There have always been those who would reduce the conservative impulse to something narrow and mean and afraid - an exclusive little club restricted to Our Kind of People, rather than a great, open, embracing faith.
The great political achievement of Ronald Reagan was to transform a cozy club into a populist movement, and his example remains instructive. Much like Lincoln before him, The Great Communicator was willing to accept the know-nothings' votes, but he drew the line at substituting their prejudices for his principles.
In Mr. Lincoln's day, the Know-Nothings actually had a party, and its bogeyman was the Roman Catholic Church. Today's demagogues use the latest wave of immigrants to much the same effect.
Today the party of Lincoln is being told it should demand that all illegal immigrants be deported, even if that means breaking up families, disrupting the economy and denying immigrant mothers medical care and their children an equal right to a college education.
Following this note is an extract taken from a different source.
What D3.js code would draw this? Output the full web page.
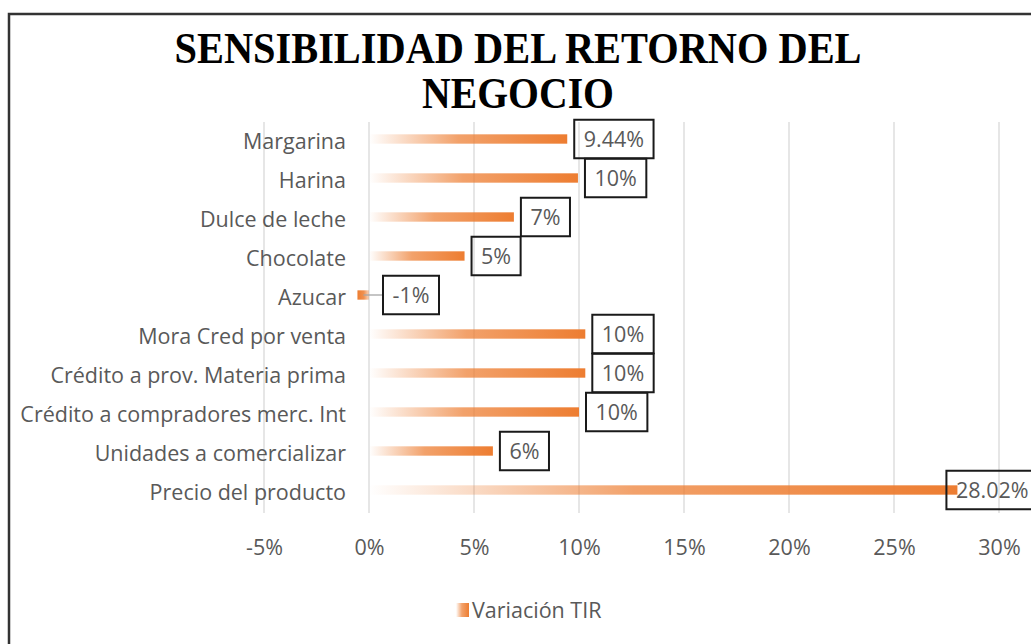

Does anyone think these children will forget how their families, their mothers and fathers, were treated once they grow up to become voters, as they surely will? Childhood hurts endure, and their fruit is bitterness.
Do we really want to let that kind of bitterness take root? Immigrant families once instilled an undying gratitude and reflexive patriotism in their children. I know. I was an immigrant's child. Are we now going to plant resentment instead?
Cracking down on these newcomers and their children may be a good way to win the next election - and lose the next generation.
Tempting as it may be to demagogue the issue of illegal immigration, now is no time for conservatives to retreat to that dark little shop.